Goal:
Show each line from the listing that includes the word "document".

Extracted material:

▼

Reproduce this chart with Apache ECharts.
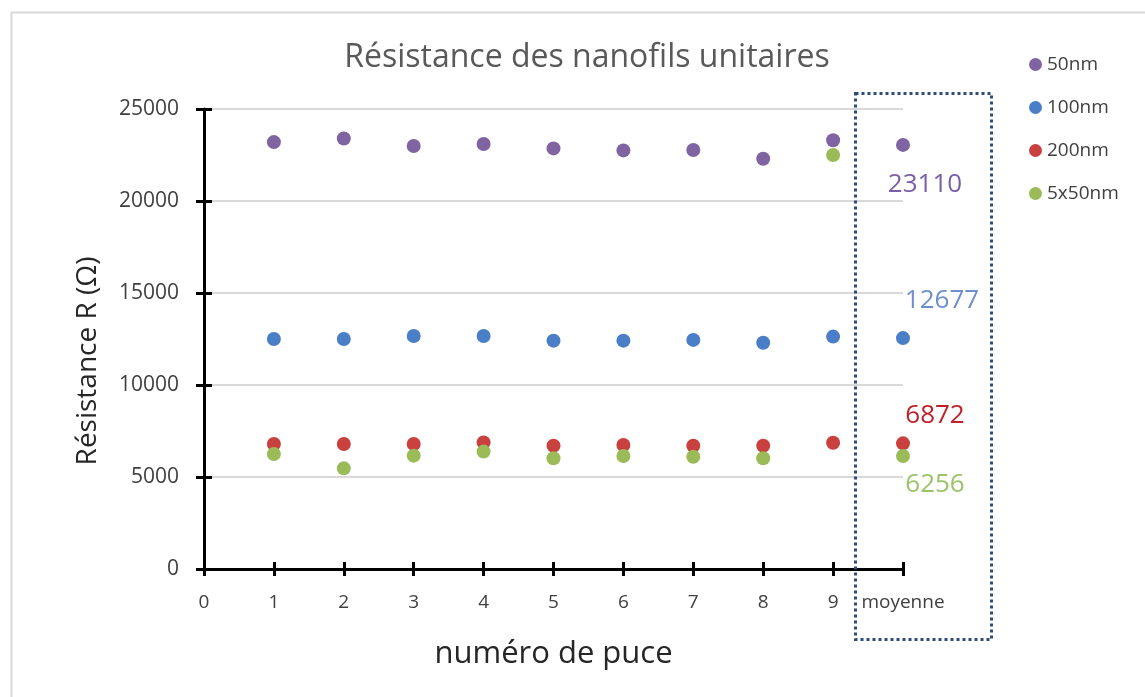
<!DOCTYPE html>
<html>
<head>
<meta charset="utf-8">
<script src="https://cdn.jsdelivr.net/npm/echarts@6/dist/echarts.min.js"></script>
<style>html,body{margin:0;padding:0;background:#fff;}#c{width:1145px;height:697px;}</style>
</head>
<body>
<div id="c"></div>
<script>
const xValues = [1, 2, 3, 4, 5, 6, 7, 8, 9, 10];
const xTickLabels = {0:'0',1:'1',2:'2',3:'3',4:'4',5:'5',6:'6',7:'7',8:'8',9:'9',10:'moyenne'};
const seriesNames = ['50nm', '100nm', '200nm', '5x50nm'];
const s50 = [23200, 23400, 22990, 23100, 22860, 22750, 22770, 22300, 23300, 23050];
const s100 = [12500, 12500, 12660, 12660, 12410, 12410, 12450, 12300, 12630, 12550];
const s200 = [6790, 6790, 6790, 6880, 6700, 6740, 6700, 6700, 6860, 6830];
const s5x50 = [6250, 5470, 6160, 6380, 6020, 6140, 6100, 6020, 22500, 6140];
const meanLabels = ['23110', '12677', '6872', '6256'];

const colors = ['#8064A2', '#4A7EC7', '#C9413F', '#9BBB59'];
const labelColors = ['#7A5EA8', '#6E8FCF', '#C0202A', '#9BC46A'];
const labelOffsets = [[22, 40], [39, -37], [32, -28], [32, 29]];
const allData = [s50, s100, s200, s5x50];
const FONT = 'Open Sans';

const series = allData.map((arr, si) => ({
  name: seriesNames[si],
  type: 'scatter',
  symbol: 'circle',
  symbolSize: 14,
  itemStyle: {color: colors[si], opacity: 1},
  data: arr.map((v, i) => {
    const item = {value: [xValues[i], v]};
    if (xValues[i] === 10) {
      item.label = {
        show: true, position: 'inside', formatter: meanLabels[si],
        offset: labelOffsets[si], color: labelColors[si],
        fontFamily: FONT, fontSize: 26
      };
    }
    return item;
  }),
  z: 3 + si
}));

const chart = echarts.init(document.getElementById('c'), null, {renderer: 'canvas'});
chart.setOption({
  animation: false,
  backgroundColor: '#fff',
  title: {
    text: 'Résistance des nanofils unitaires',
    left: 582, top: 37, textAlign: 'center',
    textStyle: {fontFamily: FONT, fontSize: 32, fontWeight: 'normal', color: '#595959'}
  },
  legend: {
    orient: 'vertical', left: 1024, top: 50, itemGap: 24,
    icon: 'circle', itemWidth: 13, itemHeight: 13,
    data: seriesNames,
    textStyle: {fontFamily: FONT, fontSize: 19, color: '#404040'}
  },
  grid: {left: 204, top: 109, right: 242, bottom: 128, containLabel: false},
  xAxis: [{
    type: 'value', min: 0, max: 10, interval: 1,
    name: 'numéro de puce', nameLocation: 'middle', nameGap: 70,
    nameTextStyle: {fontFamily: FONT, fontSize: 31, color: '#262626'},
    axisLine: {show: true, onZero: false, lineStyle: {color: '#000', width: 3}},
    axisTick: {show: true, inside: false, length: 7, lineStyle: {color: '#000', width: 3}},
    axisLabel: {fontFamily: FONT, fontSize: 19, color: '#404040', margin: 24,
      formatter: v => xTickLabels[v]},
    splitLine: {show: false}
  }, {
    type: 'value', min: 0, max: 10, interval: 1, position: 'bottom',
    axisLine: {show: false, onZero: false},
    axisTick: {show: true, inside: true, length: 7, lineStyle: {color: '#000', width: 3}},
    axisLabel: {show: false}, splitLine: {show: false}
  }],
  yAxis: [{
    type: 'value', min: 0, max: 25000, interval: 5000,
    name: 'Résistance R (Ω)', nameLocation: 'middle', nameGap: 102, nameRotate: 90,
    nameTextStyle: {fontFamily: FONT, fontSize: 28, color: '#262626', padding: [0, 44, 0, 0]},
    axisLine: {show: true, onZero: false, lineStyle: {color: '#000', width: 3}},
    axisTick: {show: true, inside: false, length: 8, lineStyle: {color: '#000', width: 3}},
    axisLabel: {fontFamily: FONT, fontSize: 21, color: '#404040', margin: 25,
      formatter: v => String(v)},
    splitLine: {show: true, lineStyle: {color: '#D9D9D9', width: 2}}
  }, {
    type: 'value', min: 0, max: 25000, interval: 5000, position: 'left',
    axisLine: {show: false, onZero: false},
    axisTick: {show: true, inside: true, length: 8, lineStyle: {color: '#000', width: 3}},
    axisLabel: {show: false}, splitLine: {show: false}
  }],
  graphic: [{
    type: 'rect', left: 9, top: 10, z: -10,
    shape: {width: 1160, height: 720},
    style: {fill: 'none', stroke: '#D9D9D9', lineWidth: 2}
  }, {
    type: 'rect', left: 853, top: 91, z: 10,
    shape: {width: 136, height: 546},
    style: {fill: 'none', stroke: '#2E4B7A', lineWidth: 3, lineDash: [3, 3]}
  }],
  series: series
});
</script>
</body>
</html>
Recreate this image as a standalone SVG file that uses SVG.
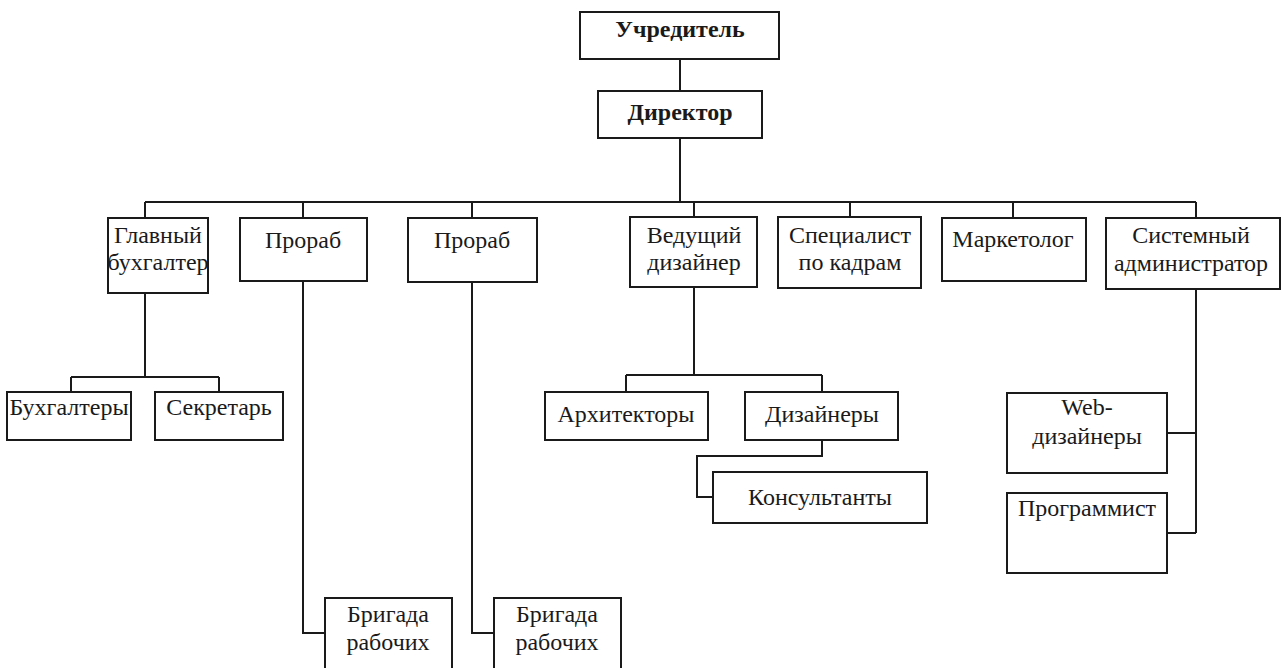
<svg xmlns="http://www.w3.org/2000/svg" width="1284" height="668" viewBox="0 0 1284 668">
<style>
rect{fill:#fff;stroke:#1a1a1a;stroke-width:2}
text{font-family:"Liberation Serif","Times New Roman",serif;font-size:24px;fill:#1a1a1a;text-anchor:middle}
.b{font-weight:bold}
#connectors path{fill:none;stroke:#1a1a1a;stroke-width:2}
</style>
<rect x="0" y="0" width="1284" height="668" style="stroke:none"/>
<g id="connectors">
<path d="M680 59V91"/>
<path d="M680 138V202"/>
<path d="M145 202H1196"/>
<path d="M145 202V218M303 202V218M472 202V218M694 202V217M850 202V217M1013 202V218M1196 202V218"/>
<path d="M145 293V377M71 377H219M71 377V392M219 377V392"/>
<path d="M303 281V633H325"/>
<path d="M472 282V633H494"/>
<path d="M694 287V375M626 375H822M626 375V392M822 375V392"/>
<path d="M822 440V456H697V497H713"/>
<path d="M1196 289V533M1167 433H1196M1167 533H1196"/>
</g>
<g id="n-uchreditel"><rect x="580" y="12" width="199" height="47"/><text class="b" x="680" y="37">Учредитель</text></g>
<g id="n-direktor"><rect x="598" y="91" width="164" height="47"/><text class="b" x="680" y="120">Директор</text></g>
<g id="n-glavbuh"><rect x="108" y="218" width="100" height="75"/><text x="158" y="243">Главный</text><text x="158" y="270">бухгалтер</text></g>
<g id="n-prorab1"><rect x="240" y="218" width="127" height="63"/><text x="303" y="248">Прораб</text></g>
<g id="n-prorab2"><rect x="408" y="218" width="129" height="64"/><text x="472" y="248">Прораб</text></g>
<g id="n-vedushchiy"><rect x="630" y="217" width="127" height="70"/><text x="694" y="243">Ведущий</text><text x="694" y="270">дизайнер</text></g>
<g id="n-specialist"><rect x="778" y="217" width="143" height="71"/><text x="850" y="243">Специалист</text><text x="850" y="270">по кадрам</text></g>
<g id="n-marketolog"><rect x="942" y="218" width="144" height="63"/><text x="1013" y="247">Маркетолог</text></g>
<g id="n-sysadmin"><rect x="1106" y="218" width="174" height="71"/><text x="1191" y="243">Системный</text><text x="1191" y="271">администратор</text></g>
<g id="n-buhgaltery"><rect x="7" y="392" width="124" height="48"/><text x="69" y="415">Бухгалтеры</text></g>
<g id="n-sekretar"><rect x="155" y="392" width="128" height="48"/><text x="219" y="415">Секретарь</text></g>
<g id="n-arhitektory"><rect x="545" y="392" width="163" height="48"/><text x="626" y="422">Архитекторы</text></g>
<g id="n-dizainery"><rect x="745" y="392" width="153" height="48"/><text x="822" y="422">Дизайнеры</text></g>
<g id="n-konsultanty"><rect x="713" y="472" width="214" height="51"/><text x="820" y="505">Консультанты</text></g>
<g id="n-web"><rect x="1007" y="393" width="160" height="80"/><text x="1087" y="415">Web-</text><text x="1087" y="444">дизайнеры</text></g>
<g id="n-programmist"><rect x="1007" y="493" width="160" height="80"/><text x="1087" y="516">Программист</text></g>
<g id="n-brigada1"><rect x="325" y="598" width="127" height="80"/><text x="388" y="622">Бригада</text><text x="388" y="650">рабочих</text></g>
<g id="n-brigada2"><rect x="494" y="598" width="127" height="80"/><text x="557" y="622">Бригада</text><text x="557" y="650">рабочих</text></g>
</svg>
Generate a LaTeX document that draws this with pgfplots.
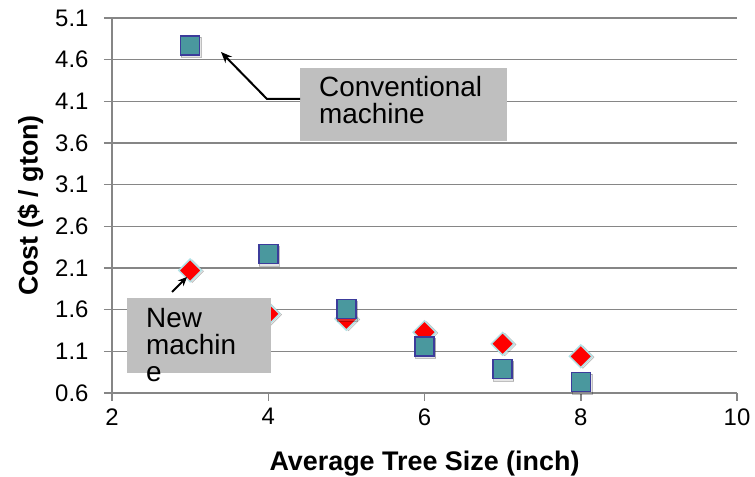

▲

Exercise answer:
const chart = echarts.init(document.getElementById('c'), null, {renderer: 'canvas'});
Generate a LaTeX document that draws this with pgfplots.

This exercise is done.